4. Write Out Your Message
Even if you are going to deliver the bad news in person or via a call, it can help to prepare and rehearse what you are going to say. You can then use it as a message to send afterward, confirming everything in writing for both parties.
Here is a rough structure to use. You’ll need to calibrate it to the recipient and situation, of course. Remember to stay direct, honest, and polite. The parts in square brackets are notes to help you write your custom version.
Thank you for your time today. [If applicable.]
I appreciate the opportunity you have given me to work with you.
This wasn't an easy decision to make, but after careful consideration, I've decided to discontinue working with you and will be terminating our relationship on [chosen date].

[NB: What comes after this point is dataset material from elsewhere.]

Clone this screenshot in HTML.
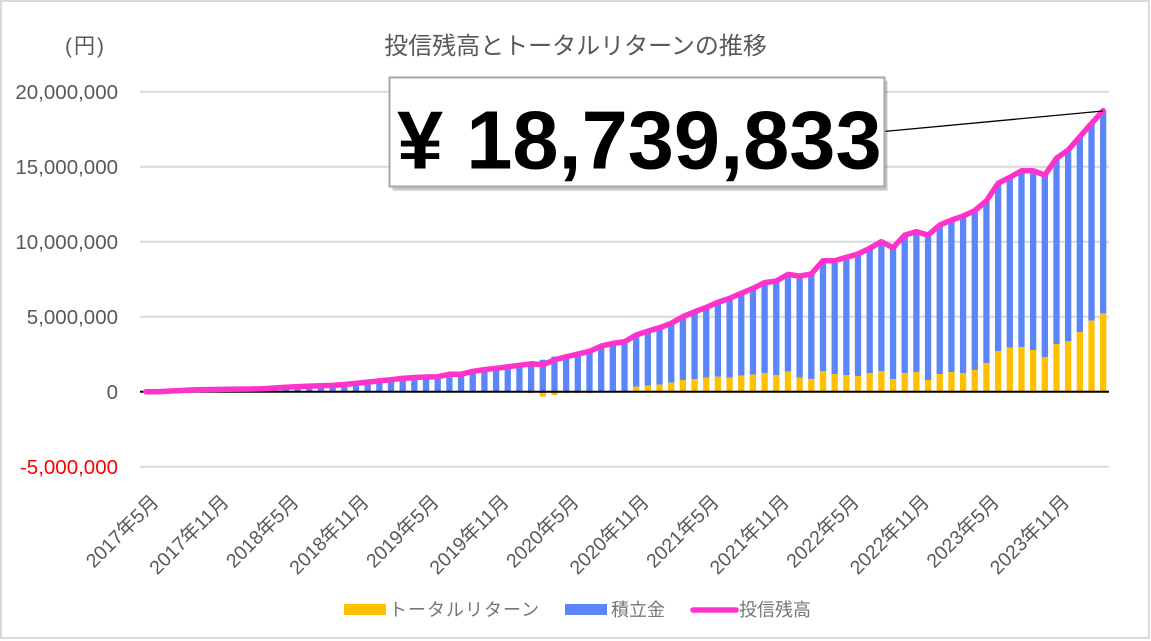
<!DOCTYPE html>
<html>
<head>
<meta charset="utf-8">
<style>
  html,body{margin:0;padding:0;background:#fff;}
  svg{display:block;}
  text{font-family:"Liberation Sans","Noto Sans CJK JP",sans-serif;}
</style>
</head>
<body>
<svg width="1151" height="641" viewBox="0 0 1151 641" xmlns="http://www.w3.org/2000/svg">
  <rect x="0" y="0" width="1151" height="641" fill="#fff"/>
  <rect x="1" y="1" width="1148" height="637" fill="none" stroke="#d9d9d9" stroke-width="2"/>

  <text x="575.5" y="54" font-size="24" fill="#595959" text-anchor="middle">投信残高とトータルリターンの推移</text>
  <text x="65" y="53" font-size="21" fill="#595959" letter-spacing="2">(円)</text>

  <g stroke="#d9d9d9" stroke-width="2">
    <line x1="140" y1="91.7" x2="1109" y2="91.7"/>
    <line x1="140" y1="166.7" x2="1109" y2="166.7"/>
    <line x1="140" y1="241.7" x2="1109" y2="241.7"/>
    <line x1="140" y1="316.7" x2="1109" y2="316.7"/>
    <line x1="140" y1="466.7" x2="1109" y2="466.7"/>
  </g>

  <g font-size="20.5" fill="#595959" text-anchor="end">
    <text x="118" y="99">20,000,000</text>
    <text x="118" y="174">15,000,000</text>
    <text x="118" y="249">10,000,000</text>
    <text x="118" y="324">5,000,000</text>
    <text x="118" y="399">0</text>
    <text x="118" y="474" fill="#ff0000">-5,000,000</text>
  </g>

  <g transform="translate(145.84,391.7) scale(11.675,-15)">
    <g fill="#5b86fa">
      <rect x="1.73" y="0" width="0.54" height="0.04"/>
      <rect x="2.73" y="0" width="0.54" height="0.08"/>
      <rect x="3.73" y="0" width="0.54" height="0.12"/>
      <rect x="4.73" y="0" width="0.54" height="0.14"/>
      <rect x="5.73" y="0" width="0.54" height="0.15"/>
      <rect x="6.73" y="0" width="0.54" height="0.16"/>
      <rect x="7.73" y="0" width="0.54" height="0.17"/>
      <rect x="8.73" y="0" width="0.54" height="0.18"/>
      <rect x="9.73" y="0" width="0.54" height="0.22"/>
      <rect x="10.73" y="0" width="0.54" height="0.25"/>
      <rect x="11.73" y="0" width="0.54" height="0.3"/>
      <rect x="12.73" y="0" width="0.54" height="0.36"/>
      <rect x="13.73" y="0" width="0.54" height="0.37"/>
      <rect x="14.73" y="0" width="0.54" height="0.4"/>
      <rect x="15.73" y="0" width="0.54" height="0.42"/>
      <rect x="16.73" y="0" width="0.54" height="0.51"/>
      <rect x="17.73" y="0" width="0.54" height="0.59"/>
      <rect x="18.73" y="0" width="0.54" height="0.67"/>
      <rect x="19.73" y="0" width="0.54" height="0.75"/>
      <rect x="20.73" y="0" width="0.54" height="0.83"/>
      <rect x="21.73" y="0" width="0.54" height="0.92"/>
      <rect x="22.73" y="0" width="0.54" height="0.95"/>
      <rect x="23.73" y="0" width="0.54" height="1.01"/>
      <rect x="24.73" y="0" width="0.54" height="1.03"/>
      <rect x="25.73" y="0" width="0.54" height="1.19"/>
      <rect x="26.73" y="0" width="0.54" height="1.19"/>
      <rect x="27.73" y="0" width="0.54" height="1.39"/>
      <rect x="28.73" y="0" width="0.54" height="1.47"/>
      <rect x="29.73" y="0" width="0.54" height="1.56"/>
      <rect x="30.73" y="0" width="0.54" height="1.66"/>
      <rect x="31.73" y="0" width="0.54" height="1.76"/>
      <rect x="32.73" y="0" width="0.54" height="1.96"/>
      <rect x="33.73" y="0" width="0.54" height="2.13"/>
      <rect x="34.73" y="0" width="0.54" height="2.34"/>
      <rect x="35.73" y="0" width="0.54" height="2.43"/>
      <rect x="36.73" y="0" width="0.54" height="2.61"/>
      <rect x="37.73" y="0" width="0.54" height="2.79"/>
      <rect x="38.73" y="0" width="0.54" height="3.04"/>
      <rect x="39.73" y="0" width="0.54" height="3.22"/>
      <rect x="40.73" y="0" width="0.54" height="3.33"/>
      <rect x="41.73" y="0.33" width="0.54" height="3.45"/>
      <rect x="42.73" y="0.4" width="0.54" height="3.64"/>
      <rect x="43.73" y="0.47" width="0.54" height="3.8"/>
      <rect x="44.73" y="0.6" width="0.54" height="3.96"/>
      <rect x="45.73" y="0.78" width="0.54" height="4.22"/>
      <rect x="46.73" y="0.84" width="0.54" height="4.49"/>
      <rect x="47.73" y="0.93" width="0.54" height="4.69"/>
      <rect x="48.73" y="1.0" width="0.54" height="4.96"/>
      <rect x="49.73" y="0.93" width="0.54" height="5.29"/>
      <rect x="50.73" y="1.07" width="0.54" height="5.49"/>
      <rect x="51.73" y="1.13" width="0.54" height="5.76"/>
      <rect x="52.73" y="1.24" width="0.54" height="6.03"/>
      <rect x="53.73" y="1.11" width="0.54" height="6.27"/>
      <rect x="54.73" y="1.33" width="0.54" height="6.49"/>
      <rect x="55.73" y="0.93" width="0.54" height="6.78"/>
      <rect x="56.73" y="0.84" width="0.54" height="7.01"/>
      <rect x="57.73" y="1.38" width="0.54" height="7.35"/>
      <rect x="58.73" y="1.18" width="0.54" height="7.55"/>
      <rect x="59.73" y="1.11" width="0.54" height="7.85"/>
      <rect x="60.73" y="1.04" width="0.54" height="8.14"/>
      <rect x="61.73" y="1.24" width="0.54" height="8.32"/>
      <rect x="62.73" y="1.38" width="0.54" height="8.62"/>
      <rect x="63.73" y="0.84" width="0.54" height="8.76"/>
      <rect x="64.73" y="1.24" width="0.54" height="9.2"/>
      <rect x="65.73" y="1.31" width="0.54" height="9.36"/>
      <rect x="66.73" y="0.78" width="0.54" height="9.66"/>
      <rect x="67.73" y="1.18" width="0.54" height="9.93"/>
      <rect x="68.73" y="1.31" width="0.54" height="10.13"/>
      <rect x="69.73" y="1.24" width="0.54" height="10.47"/>
      <rect x="70.73" y="1.44" width="0.54" height="10.63"/>
      <rect x="71.73" y="1.91" width="0.54" height="10.82"/>
      <rect x="72.73" y="2.71" width="0.54" height="11.18"/>
      <rect x="73.73" y="2.93" width="0.54" height="11.36"/>
      <rect x="74.73" y="2.98" width="0.54" height="11.75"/>
      <rect x="75.73" y="2.78" width="0.54" height="11.95"/>
      <rect x="76.73" y="2.31" width="0.54" height="12.13"/>
      <rect x="77.73" y="3.18" width="0.54" height="12.38"/>
      <rect x="78.73" y="3.38" width="0.54" height="12.73"/>
      <rect x="79.73" y="3.98" width="0.54" height="13.02"/>
      <rect x="80.73" y="4.73" width="0.54" height="13.16"/>
      <rect x="81.73" y="5.22" width="0.54" height="13.52"/>
    </g>
    <g fill="#ffc000">
      <rect x="9.73" y="-0.03" width="0.54" height="0.03"/>
      <rect x="12.73" y="-0.03" width="0.54" height="0.03"/>
      <rect x="16.73" y="-0.03" width="0.54" height="0.03"/>
      <rect x="17.73" y="-0.03" width="0.54" height="0.03"/>
      <rect x="18.73" y="-0.03" width="0.54" height="0.03"/>
      <rect x="19.73" y="-0.03" width="0.54" height="0.03"/>
      <rect x="20.73" y="-0.03" width="0.54" height="0.03"/>
      <rect x="21.73" y="-0.03" width="0.54" height="0.03"/>
      <rect x="23.73" y="-0.03" width="0.54" height="0.03"/>
      <rect x="24.73" y="-0.03" width="0.54" height="0.03"/>
      <rect x="25.73" y="-0.03" width="0.54" height="0.03"/>
      <rect x="26.73" y="-0.03" width="0.54" height="0.03"/>
      <rect x="27.73" y="-0.03" width="0.54" height="0.03"/>
      <rect x="32.73" y="-0.1" width="0.54" height="0.1"/>
      <rect x="33.73" y="-0.33" width="0.54" height="0.33"/>
      <rect x="34.73" y="-0.22" width="0.54" height="0.22"/>
      <rect x="35.73" y="-0.1" width="0.54" height="0.1"/>
      <rect x="36.73" y="-0.1" width="0.54" height="0.1"/>
      <rect x="37.73" y="-0.1" width="0.54" height="0.1"/>
      <rect x="41.73" y="0" width="0.54" height="0.33"/>
      <rect x="42.73" y="0" width="0.54" height="0.4"/>
      <rect x="43.73" y="0" width="0.54" height="0.47"/>
      <rect x="44.73" y="0" width="0.54" height="0.6"/>
      <rect x="45.73" y="0" width="0.54" height="0.78"/>
      <rect x="46.73" y="0" width="0.54" height="0.84"/>
      <rect x="47.73" y="0" width="0.54" height="0.93"/>
      <rect x="48.73" y="0" width="0.54" height="1.0"/>
      <rect x="49.73" y="0" width="0.54" height="0.93"/>
      <rect x="50.73" y="0" width="0.54" height="1.07"/>
      <rect x="51.73" y="0" width="0.54" height="1.13"/>
      <rect x="52.73" y="0" width="0.54" height="1.24"/>
      <rect x="53.73" y="0" width="0.54" height="1.11"/>
      <rect x="54.73" y="0" width="0.54" height="1.33"/>
      <rect x="55.73" y="0" width="0.54" height="0.93"/>
      <rect x="56.73" y="0" width="0.54" height="0.84"/>
      <rect x="57.73" y="0" width="0.54" height="1.38"/>
      <rect x="58.73" y="0" width="0.54" height="1.18"/>
      <rect x="59.73" y="0" width="0.54" height="1.11"/>
      <rect x="60.73" y="0" width="0.54" height="1.04"/>
      <rect x="61.73" y="0" width="0.54" height="1.24"/>
      <rect x="62.73" y="0" width="0.54" height="1.38"/>
      <rect x="63.73" y="0" width="0.54" height="0.84"/>
      <rect x="64.73" y="0" width="0.54" height="1.24"/>
      <rect x="65.73" y="0" width="0.54" height="1.31"/>
      <rect x="66.73" y="0" width="0.54" height="0.78"/>
      <rect x="67.73" y="0" width="0.54" height="1.18"/>
      <rect x="68.73" y="0" width="0.54" height="1.31"/>
      <rect x="69.73" y="0" width="0.54" height="1.24"/>
      <rect x="70.73" y="0" width="0.54" height="1.44"/>
      <rect x="71.73" y="0" width="0.54" height="1.91"/>
      <rect x="72.73" y="0" width="0.54" height="2.71"/>
      <rect x="73.73" y="0" width="0.54" height="2.93"/>
      <rect x="74.73" y="0" width="0.54" height="2.98"/>
      <rect x="75.73" y="0" width="0.54" height="2.78"/>
      <rect x="76.73" y="0" width="0.54" height="2.31"/>
      <rect x="77.73" y="0" width="0.54" height="3.18"/>
      <rect x="78.73" y="0" width="0.54" height="3.38"/>
      <rect x="79.73" y="0" width="0.54" height="3.98"/>
      <rect x="80.73" y="0" width="0.54" height="4.73"/>
      <rect x="81.73" y="0" width="0.54" height="5.22"/>
    </g>
  </g>

  <line x1="140" y1="391.7" x2="1109" y2="391.7" stroke="#000" stroke-width="2"/>

  <g transform="translate(145.84,391.7) scale(11.675,-15)">
    <polyline fill="none" stroke="#ff33cc" stroke-width="5.5" stroke-linejoin="round" stroke-linecap="round" vector-effect="non-scaling-stroke"
      points="0,0 1,0 2,0.04 3,0.08 4,0.12 5,0.14 6,0.15 7,0.16 8,0.17 9,0.18 10,0.2 11,0.25 12,0.3 13,0.34 14,0.37 15,0.4 16,0.42 17,0.48 18,0.56 19,0.64 20,0.72 21,0.8 22,0.89 23,0.95 24,0.98 25,1.0 26,1.16 27,1.16 28,1.36 29,1.47 30,1.56 31,1.66 32,1.76 33,1.86 34,1.8 35,2.12 36,2.33 37,2.51 38,2.69 39,3.04 40,3.22 41,3.33 42,3.78 43,4.04 44,4.27 45,4.56 46,5.0 47,5.33 48,5.62 49,5.96 50,6.22 51,6.56 52,6.89 53,7.27 54,7.38 55,7.82 56,7.71 57,7.85 58,8.73 59,8.73 60,8.96 61,9.18 62,9.56 63,10.0 64,9.6 65,10.44 66,10.67 67,10.44 68,11.11 69,11.44 70,11.71 71,12.07 72,12.73 73,13.89 74,14.29 75,14.73 76,14.73 77,14.44 78,15.56 79,16.11 80,17.0 81,17.89 82,18.74"/>
  </g>

  <line x1="884" y1="131.5" x2="1103" y2="111" stroke="#000" stroke-width="1.3"/>
  <rect x="393" y="81" width="495" height="110" fill="#000" opacity="0.12"/>
  <rect x="392" y="80" width="495" height="110" fill="#000" opacity="0.10"/>
  <rect x="389.5" y="77.5" width="495" height="109" fill="#fff" stroke="#a6a6a6" stroke-width="2"/>
  <text x="397" y="168.5" font-size="83" font-weight="bold" fill="#000">¥ 18,739,833</text>

  <g font-size="19.5" fill="#595959" text-anchor="end">
    <text transform="translate(159.8,503) rotate(-45)">2017年5月</text>
    <text transform="translate(229.9,503) rotate(-45)">2017年11月</text>
    <text transform="translate(299.9,503) rotate(-45)">2018年5月</text>
    <text transform="translate(370,503) rotate(-45)">2018年11月</text>
    <text transform="translate(440,503) rotate(-45)">2019年5月</text>
    <text transform="translate(510.1,503) rotate(-45)">2019年11月</text>
    <text transform="translate(580.1,503) rotate(-45)">2020年5月</text>
    <text transform="translate(650.2,503) rotate(-45)">2020年11月</text>
    <text transform="translate(720.2,503) rotate(-45)">2021年5月</text>
    <text transform="translate(790.3,503) rotate(-45)">2021年11月</text>
    <text transform="translate(860.3,503) rotate(-45)">2022年5月</text>
    <text transform="translate(930.4,503) rotate(-45)">2022年11月</text>
    <text transform="translate(1000.4,503) rotate(-45)">2023年5月</text>
    <text transform="translate(1070.5,503) rotate(-45)">2023年11月</text>
  </g>

  <rect x="344" y="604" width="42" height="11" fill="#ffc000"/>
  <text x="389" y="616" font-size="18" fill="#767676" letter-spacing="1">トータルリターン</text>
  <rect x="565" y="604" width="42" height="11" fill="#5b86fa"/>
  <text x="611" y="616" font-size="18" fill="#767676">積立金</text>
  <line x1="693" y1="610" x2="736" y2="610" stroke="#ff33cc" stroke-width="5.5" stroke-linecap="round"/>
  <text x="739" y="616" font-size="18" fill="#767676">投信残高</text>
</svg>
</body>
</html>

In the meantime, I will do my best to finish all outstanding work and hand over any deliverables. I'd also be happy to recommend other professionals or resources who might be better suited to your needs and expectations.
Add or remove details as necessary. Adjust the style and tone to fit. Being too short and terse may unnecessarily trigger a negative response. However, being too wordy and vague can lead to misunderstandings.
Decide whether or not to mention the reason. If it's going to potentially trigger retaliation, then it's best to leave it out. Consider giving one that is true but palatable to their egos and lets them save face.
If they were indeed a terrible client, you may not want to inflict them on others, so you can leave the part about referrals out. If, however, it was simply not a good fit, you may want to take the time to provide them with recommendations. Anything you can do to make the transition less of a hassle for them will be appreciated and help decrease the likelihood that they will look to retaliate in any way.
Part of becoming a successful freelancer is knowing and respecting the boundaries of both yourself and your clients. As you gain experience, you'll get more comfortable identifying clients that are a good fit, and that will help you grow. Respectfully ending relationships with bad clients will free you to focus on the good ones.